To be done →
Starting from the top of the material, restate each line exactly until the line that contains "(h3) at (1427.5,85.5)", which is also copied. Pictures are excluded.
++++ Rows ++++
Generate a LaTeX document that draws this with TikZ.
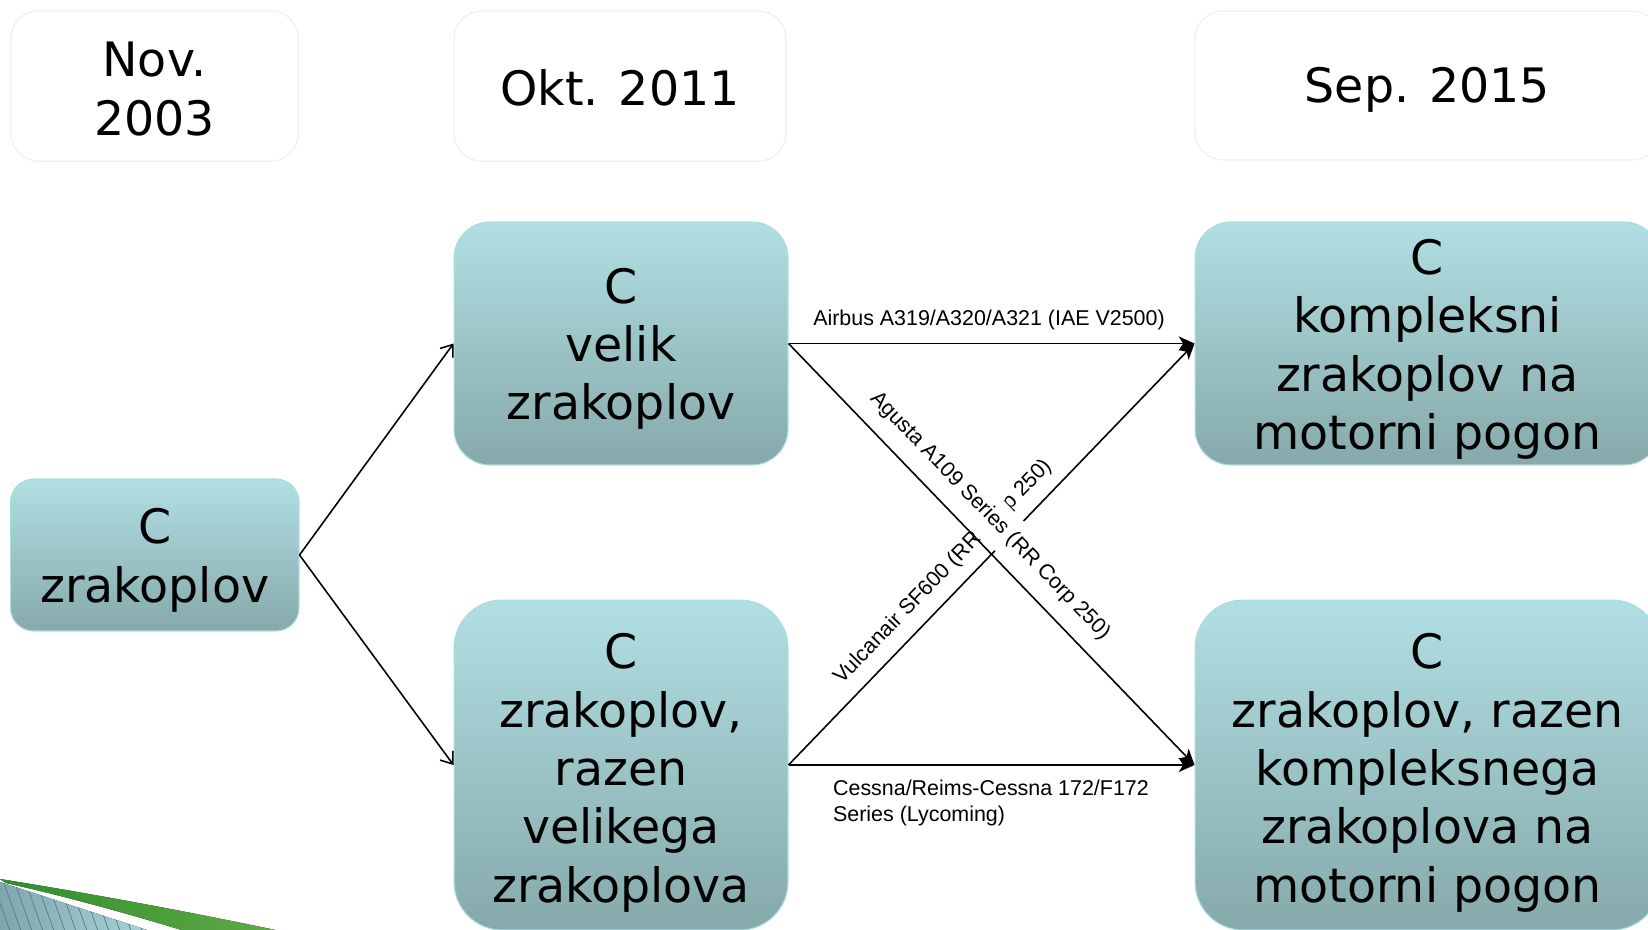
\documentclass[tikz,border=0pt]{standalone}
\usepackage{fontspec}
\setmainfont{DejaVu Sans}
\newfontfamily\labfont{Liberation Sans}
\usetikzlibrary{arrows.meta,shadings}
\definecolor{boxtop}{HTML}{B1DFE3}
\definecolor{boxbot}{HTML}{86A9AB}
\definecolor{boxline}{HTML}{ABDCE0}
\definecolor{hdrline}{HTML}{EFEFEF}
\definecolor{grnA}{HTML}{2E8F2A}
\definecolor{grnB}{HTML}{62AA48}
\definecolor{tealA}{HTML}{7FA6AD}
\definecolor{tealB}{HTML}{A9D8DC}
\definecolor{stripe}{HTML}{5C7784}
\begin{document}
\begin{tikzpicture}[x=0.02cm,y=-0.02cm,
  bigfont/.style={font=\fontsize{27}{33.2}\selectfont},
  txt/.style={align=center, inner sep=0pt, bigfont},
  cbox/.style={draw=boxline, line width=0.6pt, top color=boxtop, bottom color=boxbot, inner sep=0pt},
  hbox/.style={draw=hdrline, line width=0.6pt, fill=white, rounded corners=0.56cm, inner sep=0pt},
  lab/.style={font=\labfont\fontsize{12.2}{14.3}\selectfont, inner sep=1pt},
  arrL/.style={-{Straight Barb[length=6pt,width=9pt]}, line width=0.9pt},
  arrR/.style={-{Stealth[length=9pt,width=8pt,inset=2.5pt]}, line width=0.9pt}]
\useasboundingbox (0,0) rectangle (1648,929);
\clip (0,0) rectangle (1648,929);

% headers
\node[hbox, minimum width=5.76cm, minimum height=3.01cm,
  label={[txt, yshift=-1.7pt]center:{Nov.\\2003}}] (h1) at (154.5,86) {};
\node[hbox, minimum width=6.64cm, minimum height=3.01cm,
  label={[txt, yshift=-1.2pt]center:{Okt. 2011}}] (h2) at (620,86) {};
\node[hbox, minimum width=9.3cm, minimum height=2.98cm,
  label={[txt, yshift=-2.6pt]center:{Sep. 2015}}] (h3) at (1427.5,85.5) {};

% main boxes
\node[cbox, rounded corners=0.46cm, minimum width=5.77cm, minimum height=3.04cm,
  label={[txt, yshift=-3pt]center:{C\\zrakoplov}}] (cz) at (154.75,555) {};
\node[cbox, rounded corners=0.72cm, minimum width=6.68cm, minimum height=4.86cm,
  label={[txt, yshift=-3pt]center:{C\\velik\\zrakoplov}}] (velik) at (621,343.5) {};
\node[cbox, rounded corners=0.96cm, minimum width=6.68cm, minimum height=6.6cm,
  label={[txt, yshift=-4.5pt]center:{C\\zrakoplov,\\razen\\velikega\\zrakoplova}}] (razv) at (621,765) {};
\node[cbox, rounded corners=0.72cm, minimum width=9.3cm, minimum height=4.86cm,
  label={[txt, yshift=-3.4pt]center:{C\\kompleksni\\zrakoplov na\\motorni pogon}}] (komp) at (1427.5,343.5) {};
\node[cbox, rounded corners=0.96cm, minimum width=9.3cm, minimum height=6.6cm,
  label={[txt, yshift=-4.5pt]center:{C\\zrakoplov, razen\\kompleksnega\\zrakoplova na\\motorni pogon}}] (razk) at (1427.5,765) {};

% connectors
\draw[arrL] (cz.east) -- (velik.west);
\draw[arrL] (cz.east) -- (razv.west);
\draw[arrR] (velik.east) -- (komp.west);
\node[lab] (lairbus) at (989,319.5) {Airbus A319/A320/A321 (IAE V2500)};
\draw[arrR] (razv.east) -- (razk.west);
\node[lab, anchor=west, align=left] (lcessna) at (831,803) {Cessna/Reims-Cessna 172/F172\\Series (Lycoming)};
\draw[arrR] (razv.east) -- (komp.west);
\node[lab, rotate=46] (lvulc) at (943,572) {Vulcanair SF600 (RR Corp 250)};
\draw[arrR] (velik.east) -- (razk.west);
\node[lab, rotate=-46, fill=white, inner ysep=6pt] (lagusta) at (990,516) {Agusta A109 Series (RR Corp 250)};

% bottom-left decoration
\begin{scope}
  \clip (0,882) -- (150,931) -- (0,931) -- cycle;
  \fill[left color=tealA, right color=tealB] (0,870) rectangle (160,935);
  \foreach \i in {-8,...,16} \draw[stripe, line width=0.4pt] (\i*11,872) -- (\i*11+22,934);
\end{scope}
\fill[left color=grnA, right color=grnB] (0,879) .. controls (100,895) and (200,914) .. (285,932)
  -- (188,932) .. controls (130,914) and (60,895) .. (6,883) -- cycle;
\end{tikzpicture}
\end{document}
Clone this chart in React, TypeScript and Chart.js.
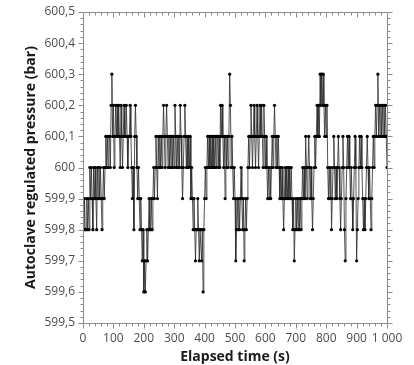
import React, { useEffect, useRef } from "react";
import { Chart, registerables } from "chart.js";

Chart.register(...registerables);

// Sampling interval of the recorded pressure (s)
const SAMPLE_INTERVAL_S = 2.5;

// Autoclave regulated pressure (bar), one value every SAMPLE_INTERVAL_S seconds from 0 to 1000 s
const pressureBar: number[] = [
  // 0-47.5 s
  599.9, 599.8, 599.9, 599.8, 599.8, 599.9, 599.8, 599.9, 599.8, 600.0,
  599.9, 600.0, 599.9, 599.8, 600.0, 599.9, 600.0, 599.9, 599.8, 600.0,
  // 50-97.5 s
  599.9, 600.0, 599.9, 600.0, 599.9, 599.8, 599.9, 600.0, 599.9, 600.0,
  600.1, 600.0, 600.1, 600.0, 600.1, 600.1, 600.0, 600.2, 600.3, 600.1,
  // 100-147.5 s
  600.2, 600.0, 600.1, 600.2, 600.1, 600.2, 600.1, 600.2, 600.1, 600.0,
  600.2, 600.1, 600.0, 600.1, 600.2, 600.1, 600.1, 600.2, 600.1, 600.0,
  // 150-197.5 s
  600.1, 600.1, 600.2, 600.1, 600.0, 599.9, 600.0, 599.8, 600.1, 600.2,
  600.1, 600.0, 599.9, 600.0, 599.9, 599.8, 599.9, 599.8, 599.7, 599.8,
  // 200-247.5 s
  599.6, 599.7, 599.6, 599.7, 599.8, 599.7, 599.8, 599.9, 599.8, 599.8,
  599.9, 599.8, 599.9, 600.0, 599.9, 600.0, 600.1, 600.0, 599.9, 600.1,
  // 250-297.5 s
  600.0, 600.1, 600.0, 600.1, 600.0, 600.1, 600.2, 600.1, 600.0, 600.1,
  600.2, 600.1, 600.0, 600.1, 600.0, 600.1, 600.0, 600.1, 600.0, 600.1,
  // 300-347.5 s
  600.0, 600.2, 600.1, 600.0, 600.1, 600.0, 600.1, 600.0, 600.2, 600.1,
  600.0, 599.9, 600.0, 600.1, 600.2, 600.1, 600.0, 600.1, 600.0, 600.1,
  // 350-397.5 s
  600.0, 600.1, 599.9, 600.0, 599.9, 599.8, 599.9, 599.8, 599.7, 599.8,
  599.8, 599.9, 599.8, 599.7, 599.8, 599.8, 599.7, 599.8, 599.6, 599.8,
  // 400-447.5 s
  599.9, 600.0, 599.9, 600.0, 600.1, 600.0, 600.1, 600.0, 600.1, 600.0,
  600.1, 600.0, 600.1, 600.0, 600.1, 600.0, 600.1, 600.1, 600.0, 600.1,
  // 450-497.5 s
  600.0, 600.2, 600.1, 600.2, 600.1, 600.0, 600.1, 599.9, 600.1, 600.0,
  600.1, 600.0, 600.1, 600.3, 600.2, 600.0, 600.1, 600.0, 599.9, 600.0,
  // 500-547.5 s
  599.9, 599.7, 599.8, 599.9, 599.8, 599.9, 599.8, 599.9, 600.0, 599.9,
  599.8, 599.9, 599.7, 599.8, 599.9, 599.8, 599.9, 600.0, 600.1, 600.0,
  // 550-597.5 s
  600.1, 600.2, 600.1, 600.0, 600.1, 600.2, 600.1, 600.0, 600.1, 600.2,
  600.1, 600.0, 600.1, 600.2, 600.1, 600.2, 600.1, 600.0, 600.2, 600.1,
  // 600-647.5 s
  600.0, 600.1, 600.0, 599.9, 600.0, 599.9, 600.0, 599.9, 600.0, 600.1,
  600.0, 600.1, 600.2, 600.1, 600.0, 600.1, 600.0, 600.1, 600.0, 599.9,
  // 650-697.5 s
  600.0, 599.9, 600.0, 599.9, 599.8, 599.9, 600.0, 599.9, 600.0, 599.9,
  600.0, 599.9, 600.0, 599.9, 600.0, 599.9, 599.8, 599.9, 599.7, 599.8,
  // 700-747.5 s
  599.9, 599.8, 599.9, 599.8, 599.9, 599.8, 599.9, 599.8, 599.9, 600.0,
  599.9, 600.0, 599.9, 600.1, 600.0, 599.9, 600.0, 600.1, 600.0, 599.9,
  // 750-797.5 s
  600.0, 599.9, 599.8, 599.9, 600.0, 600.1, 600.0, 600.1, 600.2, 600.1,
  600.2, 600.1, 600.3, 600.2, 600.3, 600.2, 600.3, 600.2, 600.1, 600.2,
  // 800-847.5 s
  600.1, 600.2, 600.0, 599.9, 600.0, 599.9, 600.0, 599.8, 599.9, 600.0,
  600.1, 600.0, 599.9, 600.0, 599.9, 600.0, 600.1, 600.0, 599.9, 599.8,
  // 850-897.5 s
  599.9, 600.0, 600.1, 600.0, 599.8, 599.7, 599.9, 600.0, 600.1, 600.0,
  600.1, 600.0, 599.9, 600.0, 599.9, 599.8, 599.9, 600.0, 600.1, 600.0,
  // 900-947.5 s
  599.7, 599.8, 599.9, 600.0, 600.1, 600.0, 600.1, 600.0, 599.9, 599.8,
  599.9, 599.8, 599.9, 600.0, 600.1, 600.0, 599.9, 600.0, 599.9, 599.8,
  // 950-997.5 s
  599.9, 600.0, 600.1, 600.0, 600.1, 600.2, 600.1, 600.2, 600.3, 600.1,
  600.2, 600.1, 600.2, 600.1, 600.2, 600.1, 600.2, 600.1, 600.2, 600.1,
  // 1000 s
  600.0,
];

const X_MIN = 0;
const X_MAX = 1000;
const X_STEP = 100;
const X_MINOR = 20;
const Y_MIN = 599.5;
const Y_MAX = 600.5;
const Y_STEP = 0.1;
const Y_MINOR = 0.02;

const X_TITLE = "Elapsed time (s)";
const Y_TITLE = "Autoclave regulated pressure (bar)";

const FRAME_COLOR = "#8c8c8c";

const formatX = (v: number) => {
  const n = Math.round(v);
  return n >= 1000 ? `${Math.floor(n / 1000)} ${String(n % 1000).padStart(3, "0")}` : String(n);
};
const formatY = (v: number) => String(Number(v.toFixed(1))).replace(".", ",");

const framePlugin = {
  id: "frameTicks",
  afterDraw(chart: any) {
    const { ctx, chartArea: a } = chart;
    const x = chart.scales.x;
    const y = chart.scales.y;
    ctx.save();
    ctx.strokeStyle = FRAME_COLOR;
    ctx.lineWidth = 1;
    const L = Math.round(a.left) + 0.5;
    const R = Math.round(a.right) + 0.5;
    const T = Math.round(a.top) + 0.5;
    const B = Math.round(a.bottom) + 0.5;
    ctx.strokeRect(L, T, R - L, B - T);
    ctx.beginPath();
    const nx = Math.round((X_MAX - X_MIN) / X_MINOR);
    for (let k = 0; k <= nx; k++) {
      const v = X_MIN + k * X_MINOR;
      const major = Math.abs(v / X_STEP - Math.round(v / X_STEP)) < 1e-6;
      const len = major ? 5 : 3;
      const px = Math.round(x.getPixelForValue(v)) + 0.5;
      ctx.moveTo(px, B);
      ctx.lineTo(px, B + len);
      ctx.moveTo(px, T);
      ctx.lineTo(px, T + len);
    }
    const ny = Math.round((Y_MAX - Y_MIN) / Y_MINOR);
    for (let k = 0; k <= ny; k++) {
      const v = Y_MIN + k * Y_MINOR;
      const major = k % 5 === 0;
      const len = major ? 5 : 3;
      const py = Math.round(y.getPixelForValue(v)) + 0.5;
      ctx.moveTo(L, py);
      ctx.lineTo(L - len, py);
      ctx.moveTo(R, py);
      ctx.lineTo(R + len, py);
    }
    ctx.stroke();
    ctx.restore();
  },
};

export default function App() {
  const canvasRef = useRef<HTMLCanvasElement | null>(null);

  useEffect(() => {
    const canvas = canvasRef.current;
    if (!canvas) return;
    const points = pressureBar.map((p, i) => ({ x: i * SAMPLE_INTERVAL_S, y: p }));
    const chart = new Chart(canvas, {
      type: "line",
      data: {
        datasets: [
          {
            data: points,
            borderColor: "#2a2a2a",
            borderWidth: 0.8,
            pointRadius: 1.6,
            pointBackgroundColor: "#000",
            pointBorderWidth: 0,
            pointHoverRadius: 1.6,
            tension: 0,
            fill: false,
          },
        ],
      },
      options: {
        animation: false,
        responsive: false,
        maintainAspectRatio: false,
        events: [],
        layout: { padding: { left: 20, right: 27, top: 12, bottom: 0 } },
        plugins: {
          legend: { display: false },
          tooltip: { enabled: false },
        },
        scales: {
          x: {
            type: "linear",
            min: X_MIN,
            max: X_MAX,
            afterFit: (s: any) => {
              s.height = 42;
            },
            grid: { display: false },
            border: { display: false },
            ticks: {
              stepSize: X_STEP,
              padding: 0,
              color: "#4d4d4d",
              font: { family: "'Open Sans', sans-serif", size: 12 },
              maxRotation: 0,
              autoSkip: false,
              callback: (v: any) => formatX(Number(v)),
            },
            title: {
              display: true,
              text: X_TITLE,
              color: "#1a1a1a",
              font: { family: "'Open Sans', sans-serif", size: 14, weight: "bold" },
              padding: { top: 0, bottom: 0 },
            },
          },
          y: {
            type: "linear",
            min: Y_MIN,
            max: Y_MAX,
            afterFit: (s: any) => {
              s.width = 63;
            },
            grid: { display: false },
            border: { display: false },
            ticks: {
              stepSize: Y_STEP,
              padding: 0,
              color: "#4d4d4d",
              font: { family: "'Open Sans', sans-serif", size: 12 },
              autoSkip: false,
              callback: (v: any) => formatY(Number(v)),
            },
            title: {
              display: true,
              text: Y_TITLE,
              color: "#1a1a1a",
              font: { family: "'Open Sans', sans-serif", size: 14, weight: "bold" },
              padding: { top: 3, bottom: 0 },
            },
          },
        },
      },
      plugins: [framePlugin],
    });
    return () => chart.destroy();
  }, []);

  return (
    <div style={{ position: "absolute", left: 0, top: 0, width: 414, height: 365, background: "#fff" }}>
      <canvas ref={canvasRef} width={414} height={365} style={{ width: 414, height: 365, display: "block" }} />
    </div>
  );
}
++++
Answer →
Generate a LaTeX document that draws this with TikZ.
\documentclass[tikz,border=0pt]{standalone}
\usepackage{fontspec}
\setmainfont{DejaVu Sans}
\newfontfamily\labfont{Liberation Sans}
\usetikzlibrary{arrows.meta,shadings}
\definecolor{boxtop}{HTML}{B1DFE3}
\definecolor{boxbot}{HTML}{86A9AB}
\definecolor{boxline}{HTML}{ABDCE0}
\definecolor{hdrline}{HTML}{EFEFEF}
\definecolor{grnA}{HTML}{2E8F2A}
\definecolor{grnB}{HTML}{62AA48}
\definecolor{tealA}{HTML}{7FA6AD}
\definecolor{tealB}{HTML}{A9D8DC}
\definecolor{stripe}{HTML}{5C7784}
\begin{document}
\begin{tikzpicture}[x=0.02cm,y=-0.02cm,
  bigfont/.style={font=\fontsize{27}{33.2}\selectfont},
  txt/.style={align=center, inner sep=0pt, bigfont},
  cbox/.style={draw=boxline, line width=0.6pt, top color=boxtop, bottom color=boxbot, inner sep=0pt},
  hbox/.style={draw=hdrline, line width=0.6pt, fill=white, rounded corners=0.56cm, inner sep=0pt},
  lab/.style={font=\labfont\fontsize{12.2}{14.3}\selectfont, inner sep=1pt},
  arrL/.style={-{Straight Barb[length=6pt,width=9pt]}, line width=0.9pt},
  arrR/.style={-{Stealth[length=9pt,width=8pt,inset=2.5pt]}, line width=0.9pt}]
\useasboundingbox (0,0) rectangle (1648,929);
\clip (0,0) rectangle (1648,929);

% headers
\node[hbox, minimum width=5.76cm, minimum height=3.01cm,
  label={[txt, yshift=-1.7pt]center:{Nov.\\2003}}] (h1) at (154.5,86) {};
\node[hbox, minimum width=6.64cm, minimum height=3.01cm,
  label={[txt, yshift=-1.2pt]center:{Okt. 2011}}] (h2) at (620,86) {};
\node[hbox, minimum width=9.3cm, minimum height=2.98cm,
  label={[txt, yshift=-2.6pt]center:{Sep. 2015}}] (h3) at (1427.5,85.5) {};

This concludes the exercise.